Has the defense been plugged? - New England gave up 58 goals last season in just 34 matches. If not for Matt Reis' incredible season between the sticks, the Revs could easily have given up over two goals per game. Positioning and communication were at an all-time low, and a lack of consistency at the back contributed to elementary mistakes and an embarrassment of riches for opposing forwards. The error-prone duo of Coria and Cochrane have departed, but so far only John Lozano and Tyler Polak have been brought in to improve depth and quality. A.J. Soares and Darrius Barnes are both accomplished defenders in their own right, and Lozano has had a pretty good preseason, but is there enough there to keep the Revolution in tight games and help them close out leads late in matches, something the squad was generally unable to do?
Who will score the goals? - The additions of Simms, Cardenas, and Rowe have certainly increased the likelihood that the Revs will create chances in 2012, but who will finish them? The club let go of Lekic and Caraglio, last season's starting strikers, and so far have only replaced them with Saer Sene and Moreno. Sene, though a physical freak, has little top-flight experience, and Moreno is a journeyman without an encouraging scoring record. Major questions remain about the Revs' quality in front of goal, and even unproven or unfancied incumbents Ryan Kinne and Zack Schilawski have been let go, leaving a real lack of depth..

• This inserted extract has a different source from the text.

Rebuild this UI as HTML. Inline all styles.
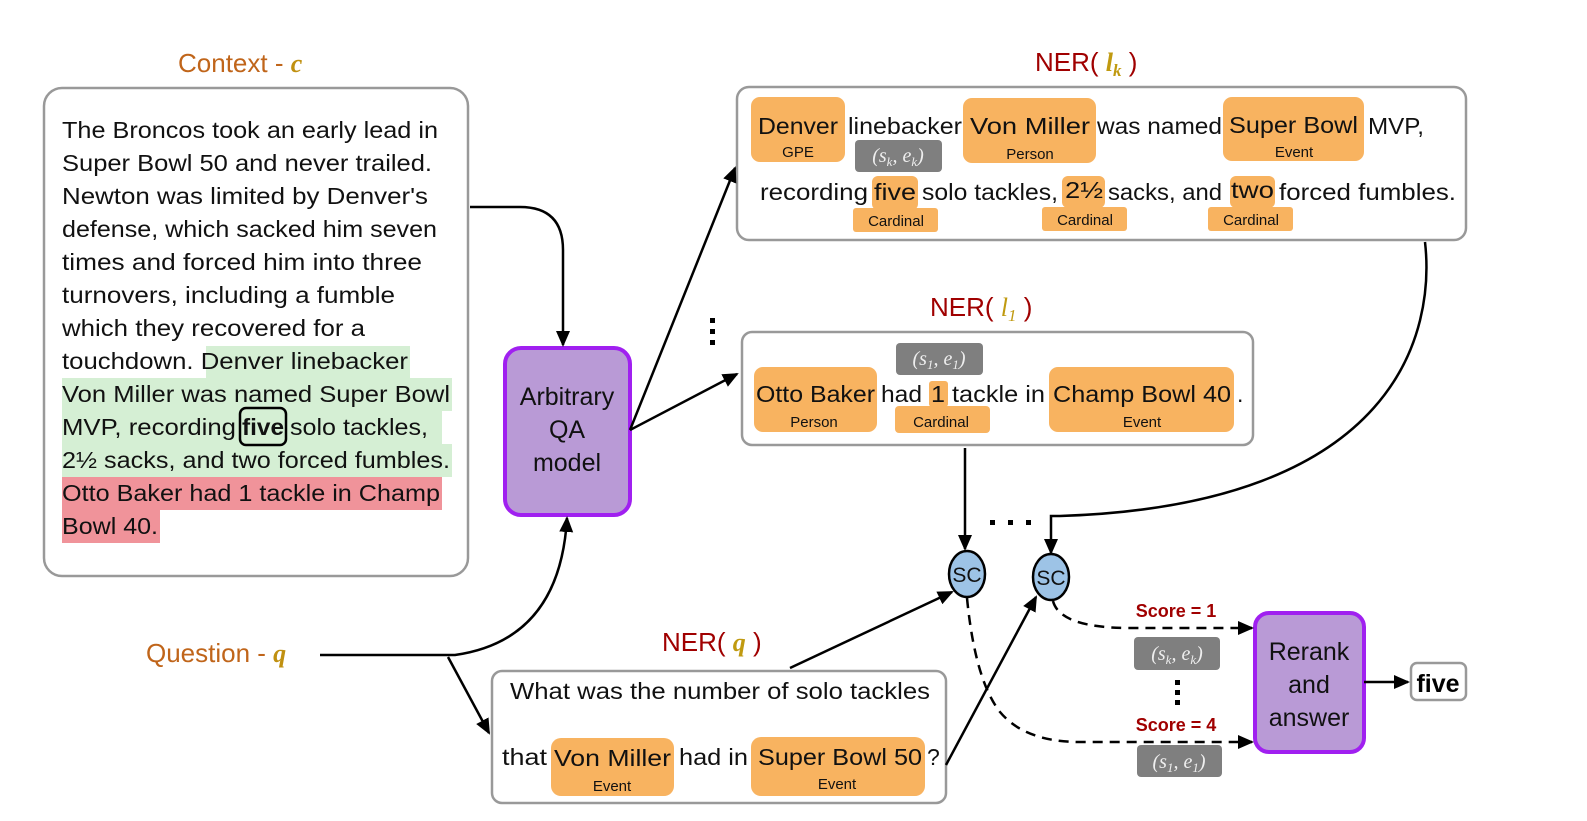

Is this Benny Feilhaber's year? - Benny Feilhaber arrived in New England last season to much fanfare, and was expected to take control of the Revolution midfield and create chances almost at will. He finished the season with four goals and seven assists; decent numbers, but not the caliber that was expected out of a USA international. Now that Benny has had almost a full season to get used to the style of play in MLS, 2012 should be a breakout year for him if he expects to validate both his salary and his reputation.